Introduced in 1947, the Cosmic was Omega’s first watch to combine the time and date with a calendar function displaying the date, day of the week, month and the phase of the moon.
At the time of its release, a triple calendar complication was representative of the height of a watch manufacture’s prowess in wrist-worn timepieces. Nearly every noteworthy brand made them, from Patek Philippe to Rolex. But surviving examples produced by Patek Philippe or Rolex, for example, go for six figures at auction today, whereas the Omega Cosmic isfarmore accessible.
And -- in our opinion -- absolutely beautiful. The Cosmic’s dial features a classic triple calendar layout, with the day of the week and month below the 12 O’clock, position, moonphase indicator at 6 O’clock and date indictor around the perimeter of the dial.

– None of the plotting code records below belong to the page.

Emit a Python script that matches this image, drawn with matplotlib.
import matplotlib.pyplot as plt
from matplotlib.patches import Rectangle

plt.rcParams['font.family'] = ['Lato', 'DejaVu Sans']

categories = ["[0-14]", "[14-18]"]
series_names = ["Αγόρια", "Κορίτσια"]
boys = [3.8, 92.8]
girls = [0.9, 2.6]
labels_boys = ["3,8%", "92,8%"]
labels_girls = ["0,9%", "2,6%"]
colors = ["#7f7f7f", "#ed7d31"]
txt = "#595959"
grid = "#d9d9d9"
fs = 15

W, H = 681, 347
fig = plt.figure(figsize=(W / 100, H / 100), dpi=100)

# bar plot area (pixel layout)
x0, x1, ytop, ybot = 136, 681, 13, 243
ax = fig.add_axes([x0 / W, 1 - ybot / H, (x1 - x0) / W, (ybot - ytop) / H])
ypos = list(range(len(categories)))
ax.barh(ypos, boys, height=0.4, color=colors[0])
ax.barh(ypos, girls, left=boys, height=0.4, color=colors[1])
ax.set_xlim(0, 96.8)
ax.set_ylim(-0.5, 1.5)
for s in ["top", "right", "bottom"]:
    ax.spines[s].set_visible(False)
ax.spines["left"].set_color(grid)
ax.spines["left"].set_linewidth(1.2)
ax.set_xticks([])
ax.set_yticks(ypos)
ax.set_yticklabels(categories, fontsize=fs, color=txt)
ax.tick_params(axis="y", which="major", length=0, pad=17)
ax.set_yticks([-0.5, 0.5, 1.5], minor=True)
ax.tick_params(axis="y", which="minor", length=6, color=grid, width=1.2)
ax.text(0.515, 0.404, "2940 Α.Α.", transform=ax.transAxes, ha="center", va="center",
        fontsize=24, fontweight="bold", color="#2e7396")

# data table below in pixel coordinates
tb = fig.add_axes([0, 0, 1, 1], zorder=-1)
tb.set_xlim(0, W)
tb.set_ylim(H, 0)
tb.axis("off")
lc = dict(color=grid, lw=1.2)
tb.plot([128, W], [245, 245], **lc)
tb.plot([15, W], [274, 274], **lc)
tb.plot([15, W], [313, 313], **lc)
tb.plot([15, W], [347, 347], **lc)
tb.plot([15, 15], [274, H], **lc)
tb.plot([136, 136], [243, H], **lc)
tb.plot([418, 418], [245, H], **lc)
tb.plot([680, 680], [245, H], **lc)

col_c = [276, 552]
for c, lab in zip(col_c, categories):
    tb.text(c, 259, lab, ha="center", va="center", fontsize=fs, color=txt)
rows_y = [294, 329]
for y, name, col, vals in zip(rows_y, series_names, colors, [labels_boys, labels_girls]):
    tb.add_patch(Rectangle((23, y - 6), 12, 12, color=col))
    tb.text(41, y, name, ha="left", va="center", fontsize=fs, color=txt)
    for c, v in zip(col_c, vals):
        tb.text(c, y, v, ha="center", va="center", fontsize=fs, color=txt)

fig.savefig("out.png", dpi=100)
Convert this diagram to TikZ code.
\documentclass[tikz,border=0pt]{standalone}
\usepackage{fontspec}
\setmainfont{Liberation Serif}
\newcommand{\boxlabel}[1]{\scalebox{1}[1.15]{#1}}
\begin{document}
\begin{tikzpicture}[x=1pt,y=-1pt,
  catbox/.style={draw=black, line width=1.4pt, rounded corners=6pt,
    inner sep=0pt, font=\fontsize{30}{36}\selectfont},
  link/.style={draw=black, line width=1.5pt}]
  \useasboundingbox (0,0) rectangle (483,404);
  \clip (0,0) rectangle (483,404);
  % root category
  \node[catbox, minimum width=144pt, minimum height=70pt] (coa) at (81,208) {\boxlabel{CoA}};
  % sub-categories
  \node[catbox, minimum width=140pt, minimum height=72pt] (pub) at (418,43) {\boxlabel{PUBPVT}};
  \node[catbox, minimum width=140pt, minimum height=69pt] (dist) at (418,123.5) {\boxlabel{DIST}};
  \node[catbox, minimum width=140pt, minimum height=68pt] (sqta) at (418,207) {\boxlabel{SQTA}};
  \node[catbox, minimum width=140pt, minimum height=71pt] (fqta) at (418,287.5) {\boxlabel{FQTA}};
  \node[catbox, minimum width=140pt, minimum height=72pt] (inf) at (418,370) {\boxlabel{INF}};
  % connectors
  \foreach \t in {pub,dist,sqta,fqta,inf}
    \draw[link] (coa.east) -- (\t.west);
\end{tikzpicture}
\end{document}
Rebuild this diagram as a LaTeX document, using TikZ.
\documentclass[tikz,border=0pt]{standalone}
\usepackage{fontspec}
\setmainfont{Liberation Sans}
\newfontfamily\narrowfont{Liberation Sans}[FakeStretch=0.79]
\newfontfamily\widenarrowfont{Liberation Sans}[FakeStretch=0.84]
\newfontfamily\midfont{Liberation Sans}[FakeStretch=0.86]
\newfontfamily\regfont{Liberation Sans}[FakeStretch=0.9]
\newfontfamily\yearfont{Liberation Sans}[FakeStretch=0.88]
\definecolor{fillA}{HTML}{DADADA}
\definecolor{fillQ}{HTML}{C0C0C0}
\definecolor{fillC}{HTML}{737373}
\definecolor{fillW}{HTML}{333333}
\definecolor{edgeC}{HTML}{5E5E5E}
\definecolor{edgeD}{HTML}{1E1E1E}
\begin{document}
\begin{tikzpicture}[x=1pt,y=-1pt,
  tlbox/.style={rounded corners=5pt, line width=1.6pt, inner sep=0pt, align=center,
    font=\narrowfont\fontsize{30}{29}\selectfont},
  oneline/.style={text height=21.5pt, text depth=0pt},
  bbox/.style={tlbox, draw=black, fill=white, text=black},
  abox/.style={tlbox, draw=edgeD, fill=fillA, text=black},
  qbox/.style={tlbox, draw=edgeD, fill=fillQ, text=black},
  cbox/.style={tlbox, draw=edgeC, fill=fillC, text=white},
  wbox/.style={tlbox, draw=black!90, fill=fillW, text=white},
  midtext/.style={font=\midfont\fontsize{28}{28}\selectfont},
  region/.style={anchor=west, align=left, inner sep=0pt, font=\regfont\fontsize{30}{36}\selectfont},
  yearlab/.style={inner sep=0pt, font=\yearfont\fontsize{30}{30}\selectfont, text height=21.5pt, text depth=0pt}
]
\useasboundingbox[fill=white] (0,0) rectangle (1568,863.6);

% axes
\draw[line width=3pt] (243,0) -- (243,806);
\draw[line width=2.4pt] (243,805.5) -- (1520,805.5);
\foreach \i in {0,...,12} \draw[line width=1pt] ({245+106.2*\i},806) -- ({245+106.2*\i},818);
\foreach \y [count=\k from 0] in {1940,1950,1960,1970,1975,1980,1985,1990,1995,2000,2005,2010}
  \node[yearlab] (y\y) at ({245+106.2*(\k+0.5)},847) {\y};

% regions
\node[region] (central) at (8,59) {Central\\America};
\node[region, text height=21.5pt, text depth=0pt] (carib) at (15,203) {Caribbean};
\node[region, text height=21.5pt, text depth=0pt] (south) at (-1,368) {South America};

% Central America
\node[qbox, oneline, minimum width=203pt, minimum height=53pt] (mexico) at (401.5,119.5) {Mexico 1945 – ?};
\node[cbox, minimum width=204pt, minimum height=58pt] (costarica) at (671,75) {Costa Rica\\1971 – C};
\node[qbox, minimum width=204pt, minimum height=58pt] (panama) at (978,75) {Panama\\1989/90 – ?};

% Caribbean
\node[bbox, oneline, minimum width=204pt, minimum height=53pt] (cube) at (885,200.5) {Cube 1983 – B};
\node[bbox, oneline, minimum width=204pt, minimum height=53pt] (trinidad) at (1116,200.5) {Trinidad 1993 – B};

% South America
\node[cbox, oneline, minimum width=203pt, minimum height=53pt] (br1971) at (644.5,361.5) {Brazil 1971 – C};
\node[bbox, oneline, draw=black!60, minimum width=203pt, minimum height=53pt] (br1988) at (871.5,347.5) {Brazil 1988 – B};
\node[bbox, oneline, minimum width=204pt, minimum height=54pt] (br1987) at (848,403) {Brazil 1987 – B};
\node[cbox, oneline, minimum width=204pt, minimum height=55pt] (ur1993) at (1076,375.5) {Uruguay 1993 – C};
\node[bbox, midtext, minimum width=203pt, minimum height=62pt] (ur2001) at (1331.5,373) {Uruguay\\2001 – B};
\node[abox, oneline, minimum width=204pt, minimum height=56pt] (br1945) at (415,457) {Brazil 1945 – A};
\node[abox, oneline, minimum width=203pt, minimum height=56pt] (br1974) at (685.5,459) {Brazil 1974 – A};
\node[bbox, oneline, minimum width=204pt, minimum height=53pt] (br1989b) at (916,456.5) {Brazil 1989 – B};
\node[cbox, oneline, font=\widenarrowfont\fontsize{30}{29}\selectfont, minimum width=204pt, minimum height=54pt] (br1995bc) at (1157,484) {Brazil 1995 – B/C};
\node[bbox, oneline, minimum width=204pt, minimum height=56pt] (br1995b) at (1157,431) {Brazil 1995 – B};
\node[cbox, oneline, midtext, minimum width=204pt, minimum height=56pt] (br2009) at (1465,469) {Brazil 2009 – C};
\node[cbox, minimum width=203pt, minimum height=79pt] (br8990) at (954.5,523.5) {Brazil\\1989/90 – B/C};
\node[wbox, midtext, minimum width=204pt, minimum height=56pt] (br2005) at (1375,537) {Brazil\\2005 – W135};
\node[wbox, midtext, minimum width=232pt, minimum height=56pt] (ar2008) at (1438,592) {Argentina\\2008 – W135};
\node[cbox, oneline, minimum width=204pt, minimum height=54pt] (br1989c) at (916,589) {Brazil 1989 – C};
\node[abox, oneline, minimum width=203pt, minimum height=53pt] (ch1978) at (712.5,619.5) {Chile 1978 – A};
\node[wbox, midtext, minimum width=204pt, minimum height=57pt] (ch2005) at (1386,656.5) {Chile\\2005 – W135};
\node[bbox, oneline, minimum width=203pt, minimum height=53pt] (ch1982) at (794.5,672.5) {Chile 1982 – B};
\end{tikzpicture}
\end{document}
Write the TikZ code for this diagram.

This particular example hails from the first year of production - and is in well preserved condition with beautiful luminous arabic indices, gorgeously patinated moonphase disc, and pops of blue on the outer date track and blue pointer date hand!
Absolutely beautiful piece.
While sports watches like the Speedmaster and Seamaster might be Omega’s most recognizable models, the brand’s archives are full of elegant, understated watches that prove the brand’s mastery.
In the post-war period, the economy was booming after years of austerity. During that time, tastes in watches shifted to elegant, understated dress watches that the returning GIs could bring with them into the work force. Omega answered the change in trends with this watch, the Omega Cosmic.
Omega touted the slimness of the Cosmic’s case in advertising material, stating that it was “the first calendar watch whose movement was conceived to fit in an ultra-flat case.” For the collector who seeks an elegant dress watch, we can’t recommend the Cosmic enough.